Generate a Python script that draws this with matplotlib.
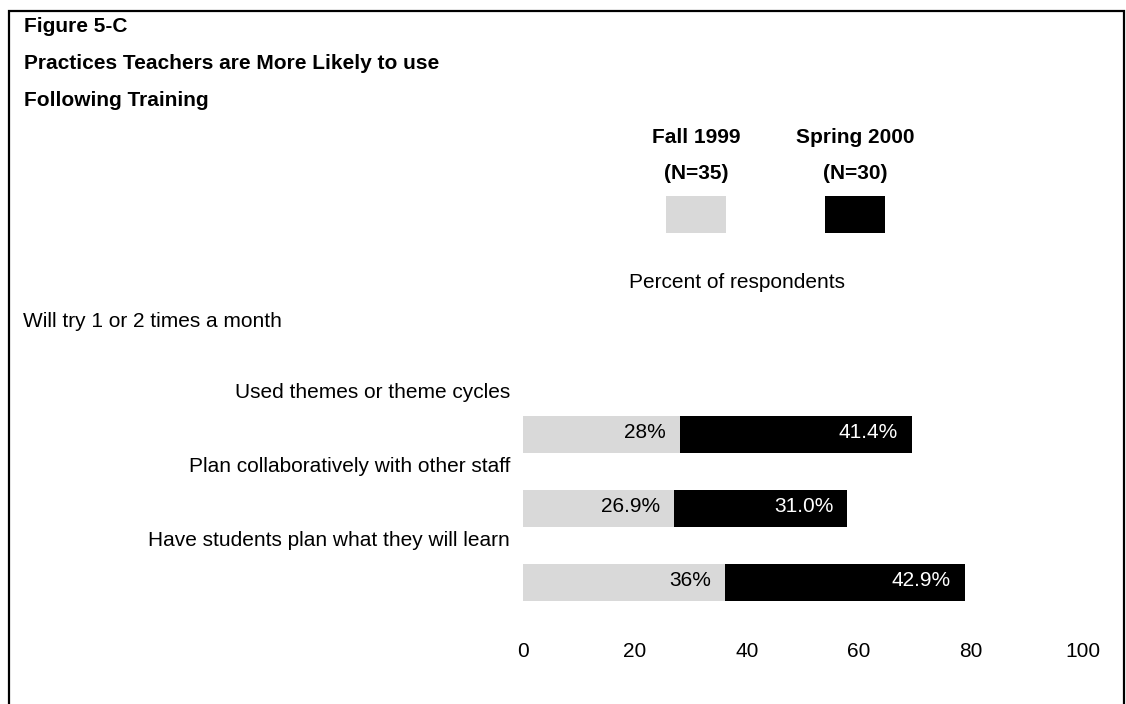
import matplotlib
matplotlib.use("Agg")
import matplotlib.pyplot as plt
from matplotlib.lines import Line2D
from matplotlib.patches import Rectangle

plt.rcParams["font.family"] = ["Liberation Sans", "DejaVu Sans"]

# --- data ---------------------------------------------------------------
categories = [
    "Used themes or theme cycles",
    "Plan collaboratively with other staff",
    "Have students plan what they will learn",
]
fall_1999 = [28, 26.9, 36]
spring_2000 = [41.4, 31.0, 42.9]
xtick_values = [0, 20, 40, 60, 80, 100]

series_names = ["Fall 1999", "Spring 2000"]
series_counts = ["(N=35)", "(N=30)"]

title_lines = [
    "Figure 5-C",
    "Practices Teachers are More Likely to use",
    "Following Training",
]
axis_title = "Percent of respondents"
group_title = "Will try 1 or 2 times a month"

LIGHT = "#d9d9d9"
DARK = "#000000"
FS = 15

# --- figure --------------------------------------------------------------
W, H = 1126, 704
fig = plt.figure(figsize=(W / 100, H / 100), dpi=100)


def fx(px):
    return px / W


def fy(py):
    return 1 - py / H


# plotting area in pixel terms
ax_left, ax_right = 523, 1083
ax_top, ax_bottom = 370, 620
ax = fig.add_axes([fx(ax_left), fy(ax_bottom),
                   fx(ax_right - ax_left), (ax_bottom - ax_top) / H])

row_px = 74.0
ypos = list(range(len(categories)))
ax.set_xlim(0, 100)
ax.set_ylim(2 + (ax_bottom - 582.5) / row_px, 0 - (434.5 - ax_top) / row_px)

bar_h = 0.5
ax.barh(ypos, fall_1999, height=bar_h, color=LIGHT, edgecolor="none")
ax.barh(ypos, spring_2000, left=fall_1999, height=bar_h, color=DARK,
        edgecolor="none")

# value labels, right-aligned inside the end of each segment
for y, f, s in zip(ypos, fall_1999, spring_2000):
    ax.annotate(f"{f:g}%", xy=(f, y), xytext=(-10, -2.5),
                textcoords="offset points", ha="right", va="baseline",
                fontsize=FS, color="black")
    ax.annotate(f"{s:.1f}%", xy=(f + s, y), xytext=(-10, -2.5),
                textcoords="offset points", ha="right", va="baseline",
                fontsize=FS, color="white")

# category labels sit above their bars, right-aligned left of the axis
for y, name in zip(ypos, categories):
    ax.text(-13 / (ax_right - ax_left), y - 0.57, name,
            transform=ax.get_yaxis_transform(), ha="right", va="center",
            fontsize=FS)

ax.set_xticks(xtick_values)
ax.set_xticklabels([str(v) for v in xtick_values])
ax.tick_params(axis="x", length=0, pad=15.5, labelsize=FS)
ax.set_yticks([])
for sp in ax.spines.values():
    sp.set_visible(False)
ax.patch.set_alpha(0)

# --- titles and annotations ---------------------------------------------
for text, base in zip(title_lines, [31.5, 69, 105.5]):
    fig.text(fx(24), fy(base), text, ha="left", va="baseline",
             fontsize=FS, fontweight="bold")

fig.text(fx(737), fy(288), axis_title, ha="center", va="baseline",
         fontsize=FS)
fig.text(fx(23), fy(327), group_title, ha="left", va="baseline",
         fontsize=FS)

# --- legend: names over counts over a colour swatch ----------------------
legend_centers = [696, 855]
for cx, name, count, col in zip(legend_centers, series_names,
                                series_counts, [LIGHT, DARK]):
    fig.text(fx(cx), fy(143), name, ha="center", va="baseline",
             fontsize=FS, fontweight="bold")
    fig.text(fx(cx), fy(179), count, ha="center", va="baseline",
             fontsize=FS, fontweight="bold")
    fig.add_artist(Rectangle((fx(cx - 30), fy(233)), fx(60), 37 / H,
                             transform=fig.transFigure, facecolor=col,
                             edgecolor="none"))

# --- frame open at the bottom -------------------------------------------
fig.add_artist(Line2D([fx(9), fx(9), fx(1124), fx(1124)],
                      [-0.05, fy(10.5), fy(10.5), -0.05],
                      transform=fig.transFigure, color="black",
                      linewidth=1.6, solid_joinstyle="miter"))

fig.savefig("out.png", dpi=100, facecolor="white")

* * *

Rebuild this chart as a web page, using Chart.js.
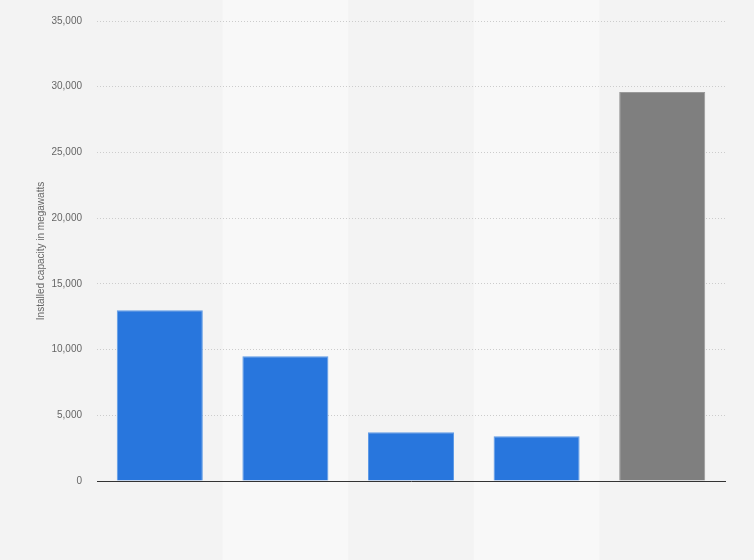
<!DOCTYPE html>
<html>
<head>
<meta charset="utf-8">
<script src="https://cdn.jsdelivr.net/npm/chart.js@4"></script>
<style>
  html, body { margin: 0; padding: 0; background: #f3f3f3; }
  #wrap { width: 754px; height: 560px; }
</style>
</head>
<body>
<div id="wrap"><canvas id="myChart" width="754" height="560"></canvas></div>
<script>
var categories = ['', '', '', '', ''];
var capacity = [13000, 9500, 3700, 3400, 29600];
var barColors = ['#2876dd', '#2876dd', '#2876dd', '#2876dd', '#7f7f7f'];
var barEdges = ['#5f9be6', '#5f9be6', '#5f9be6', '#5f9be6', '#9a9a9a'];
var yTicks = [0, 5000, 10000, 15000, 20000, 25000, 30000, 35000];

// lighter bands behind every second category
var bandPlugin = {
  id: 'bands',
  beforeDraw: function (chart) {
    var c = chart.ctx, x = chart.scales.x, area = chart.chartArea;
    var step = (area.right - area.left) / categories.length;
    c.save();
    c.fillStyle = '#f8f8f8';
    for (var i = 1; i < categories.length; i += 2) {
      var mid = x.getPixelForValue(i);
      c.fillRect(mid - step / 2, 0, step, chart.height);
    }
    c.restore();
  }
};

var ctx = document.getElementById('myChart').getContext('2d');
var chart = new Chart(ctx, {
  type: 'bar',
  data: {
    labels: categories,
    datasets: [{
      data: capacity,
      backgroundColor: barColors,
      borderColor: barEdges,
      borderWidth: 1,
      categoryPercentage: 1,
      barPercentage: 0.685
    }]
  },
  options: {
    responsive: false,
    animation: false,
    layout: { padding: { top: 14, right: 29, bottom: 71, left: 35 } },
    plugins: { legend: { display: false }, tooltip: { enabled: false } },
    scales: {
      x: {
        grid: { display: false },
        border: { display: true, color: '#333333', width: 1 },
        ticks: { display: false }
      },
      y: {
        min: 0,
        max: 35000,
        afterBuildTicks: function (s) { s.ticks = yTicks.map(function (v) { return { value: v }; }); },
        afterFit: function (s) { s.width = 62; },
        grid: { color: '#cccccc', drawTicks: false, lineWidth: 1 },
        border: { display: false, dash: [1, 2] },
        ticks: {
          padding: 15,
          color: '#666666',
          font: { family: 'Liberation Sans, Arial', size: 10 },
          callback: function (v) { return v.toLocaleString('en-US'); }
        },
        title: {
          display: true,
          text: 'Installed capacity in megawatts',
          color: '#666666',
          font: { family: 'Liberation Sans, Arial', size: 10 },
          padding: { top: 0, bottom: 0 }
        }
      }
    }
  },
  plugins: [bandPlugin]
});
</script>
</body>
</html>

> [Problem details]:
Using the entries above, transcribe every line from the line containing "Generate a Python" through the line containing "1 or 2 times". Do not copy pictures.

> [Exercise solution]:
Generate a Python script that draws this with matplotlib.
import matplotlib
matplotlib.use("Agg")
import matplotlib.pyplot as plt
from matplotlib.lines import Line2D
from matplotlib.patches import Rectangle

plt.rcParams["font.family"] = ["Liberation Sans", "DejaVu Sans"]

# --- data ---------------------------------------------------------------
categories = [
    "Used themes or theme cycles",
    "Plan collaboratively with other staff",
    "Have students plan what they will learn",
]
fall_1999 = [28, 26.9, 36]
spring_2000 = [41.4, 31.0, 42.9]
xtick_values = [0, 20, 40, 60, 80, 100]

series_names = ["Fall 1999", "Spring 2000"]
series_counts = ["(N=35)", "(N=30)"]

title_lines = [
    "Figure 5-C",
    "Practices Teachers are More Likely to use",
    "Following Training",
]
axis_title = "Percent of respondents"
group_title = "Will try 1 or 2 times a month"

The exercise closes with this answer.